An amalgamation of some of my favorite young adult fantasy stories infused with fresh perspective, Throne of Glass by Sarah J. Maas captivated me from start to finish. Full of intrigue and deception, the story never lagged. Fast-paced action complemented a strong, determined heroine (I’m a sucker for a story about a young assassin with a murky past).
After serving out a year of hard labor in the salt mines of Endovier for her crimes, 18-year-old assassin Celaena Sardothien is dragged before the Crown Prince. Prince Dorian offers her her freedom on one condition: she must act as his champion in a competition to find a new royal assassin. Her opponents are men-thieves and assassins and warriors from across the empire, each sponsored by a member of the king’s council. If she beats her opponents in a series of eliminations, she’ll serve the kingdom for three years and then be granted her freedom.
Celaena finds her training sessions with the captain of the guard, Westfall, challenging and exhilarating. But she’s bored stiff by court life. Things get a little more interesting when the prince starts to show interest in her… but it’s the gruff Captain Westfall who seems to understand her best.

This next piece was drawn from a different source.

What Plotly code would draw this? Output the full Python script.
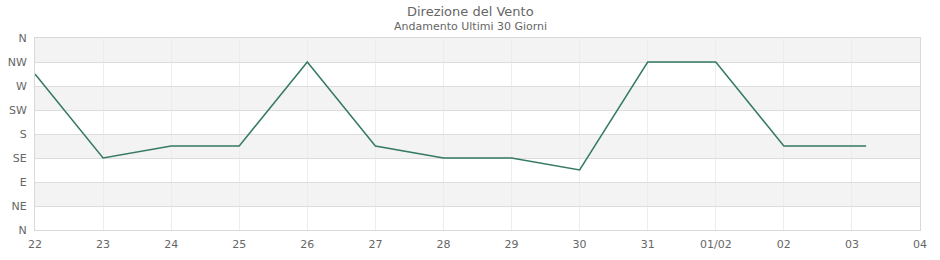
import plotly.graph_objects as go

dates = ["2025-01-22", "2025-01-23", "2025-01-24", "2025-01-25", "2025-01-26",
         "2025-01-27", "2025-01-28", "2025-01-29", "2025-01-30", "2025-01-31",
         "2025-02-01", "2025-02-02", "2025-02-03 05:00"]
direction = [292.5, 135, 157.5, 157.5, 315, 157.5, 135, 135, 112.5, 315, 315, 157.5, 157.5]

y_tickvals = [0, 45, 90, 135, 180, 225, 270, 315, 360]
y_ticktext = ["N", "NE", "E", "SE", "S", "SW", "W", "NW", "N"]

x_tickvals = ["2025-01-22", "2025-01-23", "2025-01-24", "2025-01-25", "2025-01-26",
              "2025-01-27", "2025-01-28", "2025-01-29", "2025-01-30", "2025-01-31",
              "2025-02-01", "2025-02-02", "2025-02-03", "2025-02-04"]
x_ticktext = ["22", "23", "24", "25", "26", "27", "28", "29", "30", "31",
              "01/02", "02", "03", "04"]

W, H = 940, 260
ML, MR, MT, MB = 35, 20, 38, 30
title_x = (W / 2 - ML) / (W - ML - MR)

fig = go.Figure()
fig.add_trace(go.Scatter(x=dates, y=direction, mode="lines",
                         line=dict(color="#357a62", width=1.5),
                         hoverinfo="x+y"))

shapes = []
for i in range(1, len(y_tickvals) - 1, 2):
    shapes.append(dict(type="rect", xref="paper", yref="y", x0=0, x1=1,
                       y0=y_tickvals[i], y1=y_tickvals[i + 1],
                       fillcolor="#f3f3f3", line=dict(width=0), layer="below"))

fig.update_layout(
    width=W, height=H,
    margin=dict(l=ML, r=MR, t=MT, b=MB),
    paper_bgcolor="white", plot_bgcolor="white",
    font=dict(family="DejaVu Sans", size=11, color="#666"),
    showlegend=False,
    shapes=shapes,
    annotations=[
        dict(text="Direzione del Vento", xref="paper", yref="paper", x=title_x, y=1,
             yshift=27, showarrow=False, font=dict(size=13, color="#666"),
             xanchor="center", yanchor="middle"),
        dict(text="Andamento Ultimi 30 Giorni", xref="paper", yref="paper", x=title_x, y=1,
             yshift=12, showarrow=False, font=dict(size=11, color="#666"),
             xanchor="center", yanchor="middle"),
    ],
)
fig.update_xaxes(
    type="date", range=["2025-01-22", "2025-02-04"],
    tickvals=x_tickvals, ticktext=x_ticktext, automargin=False,
    showgrid=True, gridcolor="#ececf4", gridwidth=1,
    showline=True, linecolor="#d9d9d9", linewidth=1, mirror=True,
    ticks="", ticklabelstandoff=4, zeroline=False,
    tickfont=dict(size=11, color="#666"),
)
fig.update_yaxes(
    range=[0, 360], tickvals=y_tickvals, ticktext=y_ticktext, automargin=False,
    showgrid=True, gridcolor="#dddddd", gridwidth=1,
    showline=True, linecolor="#d9d9d9", linewidth=1, mirror=True,
    ticks="", ticklabelstandoff=5, zeroline=False,
    tickfont=dict(size=11, color="#666"),
)

fig.write_html("out.html")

Then one of the other contestants turns up dead… quickly followed by another.
Can Celaena figure out who the killer is before she becomes a victim? As the young assassin investigates, her search leads her to discover a greater destiny than she could possibly have imagined.
Celaena stole the show…er, the book. I am officially invested in her future. She has the requisite difficult upbringing, including little to no emotional connections. Obviously, that works well for her assassin trade. If I had to describe Celaena in one word, it would be: survivor. Life keeps throwing her ridiculous obstacles that she continues to overcome. Her parents are dead, she was sent to a prison camp, and her only hope of freedom is winning the strange contest to become the King’s Champion. Celaena is solitary in the beginning of the book, but, by the end, she has secured a few friends (though, we’ll have to see if they stay that way – I have my suspicions). Her relationships with Dorian, the Crown Prince, and Chaol, Captain of the Guard, evolve in a way that is complicated without feeling like manufactured angst.
Turning to the supporting characters (ignoring the villains who were appropriately villainous), Celaena’s crew is comprised of Dorian, Chaol, and Princess Nehemia. Dorian has his hands full with princely responsibilities and an angry father. He’s more light-hearted and quick to joke around. Nehemia didn’t get enough storyline (but there’s hope for her in the next books!). She is a strong presence and is also hiding secrets. However, Chaol was my favorite. He’s gruff but sweet, and I see so much potential for him. Usually serious, Chaol is a bit of a party pooper but only because he’s constantly worrying about his friends.
Though the story begins with Celaena leaving the prison camp, we get plenty of detail throughout about her life in the horrid camp. It’s a miracle that she survived such desperate conditions and incredible abuse. That knack for survival factors in when several of Celaena’s competitors begin sabotaging the contest. Her small stature and quiet demeanor allow her to fly under the radar, at first. Then, it becomes a challenge to stay alive, let alone win the contest and become the King’s Champion. Evidence of dark magic and strange symbols keep appearing at the site of various competitor’s violent deaths, so Celeana begins to research the symbols in her spare time and with the use of the King’s impressive library. Celeana notices several of her inner circle behaving oddly which reinforces her resistance to trust others. In essence there are three battles occurring at once: the competition to become the King’s Champion, Celaena’s struggle to stay alive as competitors are murdered in cold blood, and Celaena’s difficulty in trusting those in her inner circle even as she craves meaningful relationships. Eventually, Celaena has to make some tough decisions on whom to trust and hope that she’s made the right choice, because the wrong choice will surely mean her death.
Suffice it to say that I am hooked. With Throne of Glass, Sarah J. Maas constructed a fascinating world with compelling characters, and I want to read more. I’m hoping that we’ll get more of the fantasy elements as the story progresses and Celaena begins to understand her destiny. I’m also crossing my fingers that she survives the King’s bargain and ends up with the right (in my opinion) man. For a young adult fantasy fix with suspense and light romance, look no further than Throne of Glass (at least, until you’ve finished, then look to the next books).